THE EXERCISE: Leaving out all pictures, please print only the lines from the one containing "Output the component" through the one containing "const STEP_DAYS = 8.18;".

--- START INPUT DATA ---

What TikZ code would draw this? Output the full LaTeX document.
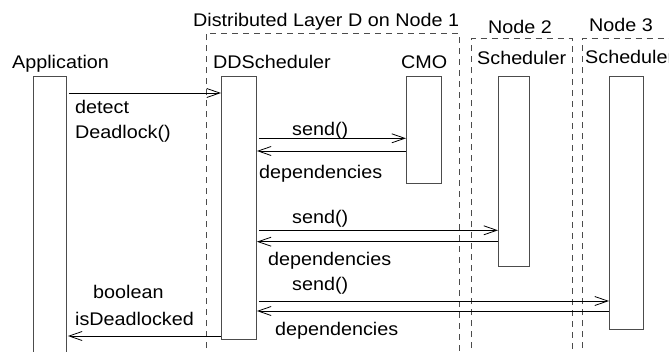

--- END INPUT DATA ---
--- START INPUT DATA ---

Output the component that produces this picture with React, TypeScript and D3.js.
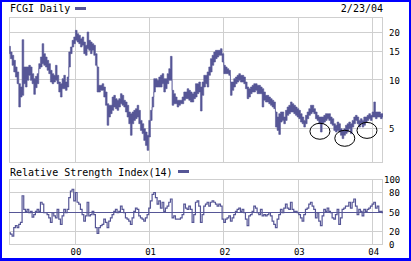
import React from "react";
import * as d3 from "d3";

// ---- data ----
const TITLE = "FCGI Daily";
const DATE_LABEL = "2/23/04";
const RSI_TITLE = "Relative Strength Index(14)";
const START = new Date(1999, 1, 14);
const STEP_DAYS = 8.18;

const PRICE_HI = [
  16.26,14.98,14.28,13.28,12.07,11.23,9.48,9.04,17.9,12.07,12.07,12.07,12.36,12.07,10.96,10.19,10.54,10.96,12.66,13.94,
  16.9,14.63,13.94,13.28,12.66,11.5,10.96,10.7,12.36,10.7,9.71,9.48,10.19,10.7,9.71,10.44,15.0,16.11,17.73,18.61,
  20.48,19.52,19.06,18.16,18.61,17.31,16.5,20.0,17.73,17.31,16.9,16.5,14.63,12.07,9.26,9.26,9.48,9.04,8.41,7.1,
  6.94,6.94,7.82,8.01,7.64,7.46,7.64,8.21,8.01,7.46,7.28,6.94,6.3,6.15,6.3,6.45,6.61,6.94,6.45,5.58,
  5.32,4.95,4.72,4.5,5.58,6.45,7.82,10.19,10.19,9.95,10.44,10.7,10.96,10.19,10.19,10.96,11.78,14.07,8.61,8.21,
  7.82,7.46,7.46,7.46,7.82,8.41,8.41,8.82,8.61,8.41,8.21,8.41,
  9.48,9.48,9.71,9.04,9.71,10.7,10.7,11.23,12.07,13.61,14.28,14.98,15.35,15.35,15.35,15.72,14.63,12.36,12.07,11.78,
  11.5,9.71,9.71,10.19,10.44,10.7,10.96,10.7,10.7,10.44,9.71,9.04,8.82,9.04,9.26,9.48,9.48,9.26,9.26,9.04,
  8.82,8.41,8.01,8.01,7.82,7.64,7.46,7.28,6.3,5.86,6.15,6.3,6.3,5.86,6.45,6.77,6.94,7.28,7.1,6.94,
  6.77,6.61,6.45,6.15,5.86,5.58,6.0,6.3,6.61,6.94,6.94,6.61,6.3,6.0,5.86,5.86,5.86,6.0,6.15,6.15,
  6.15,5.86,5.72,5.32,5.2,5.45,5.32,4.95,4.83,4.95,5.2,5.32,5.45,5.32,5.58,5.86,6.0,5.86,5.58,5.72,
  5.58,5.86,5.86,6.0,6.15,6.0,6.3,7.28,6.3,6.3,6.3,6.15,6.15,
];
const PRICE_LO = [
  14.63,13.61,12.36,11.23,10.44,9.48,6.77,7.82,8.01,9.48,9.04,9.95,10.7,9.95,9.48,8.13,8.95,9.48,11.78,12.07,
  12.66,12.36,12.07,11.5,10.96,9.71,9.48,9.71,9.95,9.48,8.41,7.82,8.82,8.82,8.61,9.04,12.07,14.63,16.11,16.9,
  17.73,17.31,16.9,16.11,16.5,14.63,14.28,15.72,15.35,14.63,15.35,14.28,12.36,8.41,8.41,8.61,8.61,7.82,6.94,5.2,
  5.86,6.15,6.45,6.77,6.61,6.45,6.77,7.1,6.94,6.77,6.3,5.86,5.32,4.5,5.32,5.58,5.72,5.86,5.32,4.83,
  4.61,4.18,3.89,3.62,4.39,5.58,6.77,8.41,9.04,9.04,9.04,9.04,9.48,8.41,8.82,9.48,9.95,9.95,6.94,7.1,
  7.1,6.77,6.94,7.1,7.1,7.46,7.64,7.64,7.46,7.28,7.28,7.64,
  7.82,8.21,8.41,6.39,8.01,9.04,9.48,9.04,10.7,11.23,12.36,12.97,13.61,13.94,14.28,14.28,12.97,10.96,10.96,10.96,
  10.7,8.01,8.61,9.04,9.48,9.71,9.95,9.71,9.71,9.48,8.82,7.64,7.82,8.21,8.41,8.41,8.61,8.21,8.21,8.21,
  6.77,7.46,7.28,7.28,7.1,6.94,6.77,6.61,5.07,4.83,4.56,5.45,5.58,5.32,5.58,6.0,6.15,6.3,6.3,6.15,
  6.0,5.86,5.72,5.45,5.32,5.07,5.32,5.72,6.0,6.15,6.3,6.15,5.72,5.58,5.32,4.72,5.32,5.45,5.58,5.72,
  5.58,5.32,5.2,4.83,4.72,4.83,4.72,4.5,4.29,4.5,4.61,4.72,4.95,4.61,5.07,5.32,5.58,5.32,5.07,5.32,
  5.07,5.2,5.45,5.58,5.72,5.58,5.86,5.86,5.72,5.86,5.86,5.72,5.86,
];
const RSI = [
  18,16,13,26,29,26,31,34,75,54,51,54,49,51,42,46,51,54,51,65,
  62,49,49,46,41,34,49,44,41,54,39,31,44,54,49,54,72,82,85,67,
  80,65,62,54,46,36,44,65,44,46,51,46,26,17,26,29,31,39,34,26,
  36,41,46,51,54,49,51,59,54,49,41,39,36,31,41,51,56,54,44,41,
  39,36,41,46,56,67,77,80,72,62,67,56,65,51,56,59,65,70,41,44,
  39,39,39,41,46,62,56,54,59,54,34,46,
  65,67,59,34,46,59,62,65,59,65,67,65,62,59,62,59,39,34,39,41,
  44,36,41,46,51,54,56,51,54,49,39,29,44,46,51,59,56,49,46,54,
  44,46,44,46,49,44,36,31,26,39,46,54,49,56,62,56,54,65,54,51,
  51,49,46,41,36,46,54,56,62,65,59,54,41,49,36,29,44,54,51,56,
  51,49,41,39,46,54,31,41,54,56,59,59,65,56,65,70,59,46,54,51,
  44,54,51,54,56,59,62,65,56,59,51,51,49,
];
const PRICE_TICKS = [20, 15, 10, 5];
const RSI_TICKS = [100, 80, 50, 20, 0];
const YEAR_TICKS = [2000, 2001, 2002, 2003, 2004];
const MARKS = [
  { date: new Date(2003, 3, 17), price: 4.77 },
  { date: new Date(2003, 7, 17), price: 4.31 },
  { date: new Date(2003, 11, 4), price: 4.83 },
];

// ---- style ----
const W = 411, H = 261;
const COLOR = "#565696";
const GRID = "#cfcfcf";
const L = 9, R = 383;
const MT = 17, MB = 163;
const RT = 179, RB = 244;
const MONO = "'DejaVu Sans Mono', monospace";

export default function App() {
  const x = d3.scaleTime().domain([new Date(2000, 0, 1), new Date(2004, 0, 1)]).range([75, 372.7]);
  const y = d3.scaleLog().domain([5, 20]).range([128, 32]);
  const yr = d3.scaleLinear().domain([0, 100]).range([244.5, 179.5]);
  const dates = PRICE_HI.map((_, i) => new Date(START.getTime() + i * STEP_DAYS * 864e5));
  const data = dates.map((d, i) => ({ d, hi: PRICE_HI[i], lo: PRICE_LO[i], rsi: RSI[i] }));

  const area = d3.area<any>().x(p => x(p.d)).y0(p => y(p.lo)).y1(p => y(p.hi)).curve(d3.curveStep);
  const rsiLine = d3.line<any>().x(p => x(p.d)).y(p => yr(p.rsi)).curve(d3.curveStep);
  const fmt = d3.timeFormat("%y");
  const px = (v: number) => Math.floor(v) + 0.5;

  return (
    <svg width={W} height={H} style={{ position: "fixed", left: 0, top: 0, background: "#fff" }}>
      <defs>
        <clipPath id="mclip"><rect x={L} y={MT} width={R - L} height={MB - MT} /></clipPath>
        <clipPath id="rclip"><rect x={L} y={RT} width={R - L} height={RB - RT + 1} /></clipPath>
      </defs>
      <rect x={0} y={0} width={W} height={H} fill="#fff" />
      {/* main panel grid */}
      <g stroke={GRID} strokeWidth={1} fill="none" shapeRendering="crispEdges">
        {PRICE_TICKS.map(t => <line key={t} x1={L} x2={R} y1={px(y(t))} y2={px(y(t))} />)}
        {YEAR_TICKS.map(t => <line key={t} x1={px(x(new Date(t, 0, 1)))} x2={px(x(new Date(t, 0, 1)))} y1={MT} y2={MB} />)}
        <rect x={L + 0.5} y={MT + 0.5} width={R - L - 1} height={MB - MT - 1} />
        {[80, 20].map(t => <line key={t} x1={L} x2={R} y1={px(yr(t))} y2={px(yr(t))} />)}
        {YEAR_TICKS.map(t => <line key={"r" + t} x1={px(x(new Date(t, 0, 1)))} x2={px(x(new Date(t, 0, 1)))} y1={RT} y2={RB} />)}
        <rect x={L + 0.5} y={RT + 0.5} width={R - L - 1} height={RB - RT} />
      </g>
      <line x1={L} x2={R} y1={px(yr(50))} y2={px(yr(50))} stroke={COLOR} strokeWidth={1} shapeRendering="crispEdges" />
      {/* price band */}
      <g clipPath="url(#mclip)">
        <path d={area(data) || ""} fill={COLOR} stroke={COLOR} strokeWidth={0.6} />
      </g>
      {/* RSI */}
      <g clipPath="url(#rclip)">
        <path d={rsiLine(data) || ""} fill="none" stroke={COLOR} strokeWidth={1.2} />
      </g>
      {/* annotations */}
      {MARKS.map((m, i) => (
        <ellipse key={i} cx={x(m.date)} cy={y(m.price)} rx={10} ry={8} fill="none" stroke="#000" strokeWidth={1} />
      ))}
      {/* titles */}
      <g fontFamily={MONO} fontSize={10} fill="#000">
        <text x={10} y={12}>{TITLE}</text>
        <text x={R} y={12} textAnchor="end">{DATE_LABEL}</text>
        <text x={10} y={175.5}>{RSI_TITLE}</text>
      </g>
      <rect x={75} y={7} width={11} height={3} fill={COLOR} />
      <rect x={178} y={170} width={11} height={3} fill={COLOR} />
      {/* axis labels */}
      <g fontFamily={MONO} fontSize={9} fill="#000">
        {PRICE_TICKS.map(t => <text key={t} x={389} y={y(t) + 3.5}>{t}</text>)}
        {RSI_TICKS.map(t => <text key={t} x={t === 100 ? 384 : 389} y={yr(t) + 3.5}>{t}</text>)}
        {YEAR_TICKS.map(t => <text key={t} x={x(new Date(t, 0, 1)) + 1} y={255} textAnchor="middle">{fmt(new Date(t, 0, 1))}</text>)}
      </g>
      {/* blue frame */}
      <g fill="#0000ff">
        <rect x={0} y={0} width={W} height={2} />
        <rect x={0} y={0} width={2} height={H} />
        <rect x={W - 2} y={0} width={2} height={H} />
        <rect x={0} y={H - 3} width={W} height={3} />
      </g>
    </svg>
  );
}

--- END INPUT DATA ---

SOLVED PROBLEM:
Output the component that produces this picture with React, TypeScript and D3.js.
import React from "react";
import * as d3 from "d3";

// ---- data ----
const TITLE = "FCGI Daily";
const DATE_LABEL = "2/23/04";
const RSI_TITLE = "Relative Strength Index(14)";
const START = new Date(1999, 1, 14);
const STEP_DAYS = 8.18;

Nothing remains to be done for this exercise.